Su visión plagada de optimismo la mostró con cierto afán apasionado e ingenuo. Pensó que una disposición positiva llevaría a los dirigentes a adecuarse a las nuevas condiciones de libertad y de justicia. “Después que hayan transcurrido algunos años de paz, el mílite rústico e iletrado tendrá que ceder su puesto al ciudadano culto e inteligente. En consecuencia, aquellos novi homines que sólo se recomiendan por su inclinación a contiendas y a situaciones irregulares, perderán prontamente su influjo; y a medida que se vaya apaciguando la tormenta que en otro tiempo desataron, se hundirán en el olvido y la desestimación”.
A pesar de haber presenciado la existencia de admiradores de la monarquía el nuevo orden se desplegaba con los nuevos derechos adquiridos con la república. Escribió que para el momento de su visita no se daba a nadie el título de Don en la República de Colombia. “Lo corriente, para dirigirse a los criados, es utilizar el de ´usted’, abreviatura de su ´merced´”.

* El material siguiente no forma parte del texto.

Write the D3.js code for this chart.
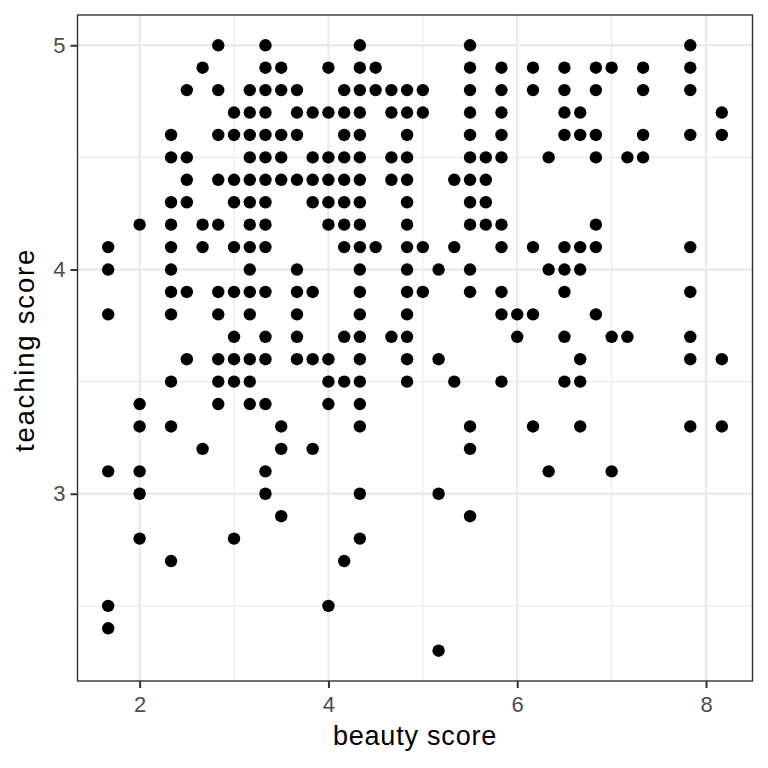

Llamó la atención respecto a la vestimenta utilizada por los caballeros en Caracas quienes mostraban una indumentaria muy al estilo europeo, con preferencia el género europeo. “La única modificación consiste en el aditamento casi constante de una capa, sin mangas ni capuchón” cuya finalidad era la de encubrir cualquier falta de limpieza en su ropaje, “si tienen que aparecer repentinamente en público”. Los miembros de las iglesias y congregaciones religiosas lucían un hábito propio de sus congregaciones cuya diferencia estaba en la forma y los colores que usaban. Consistía en una sotana de seda negra, “aunque los Carmelitas la llevan blanca o un tanto amarillenta”, mientras los franciscanos la llevaban de color gris. El sombrero que llevaban consigo lo encontró semejante al utilizado por los cuáqueros anglosajones. En cuanto a las características físicas y fenotípicas de los hombres de Caracas señaló que eran de “estatura menor que la corriente”, de piel cetrina, entre amarillenta y oscura, con cabello y ojos negros, y “bien conformada contextura”.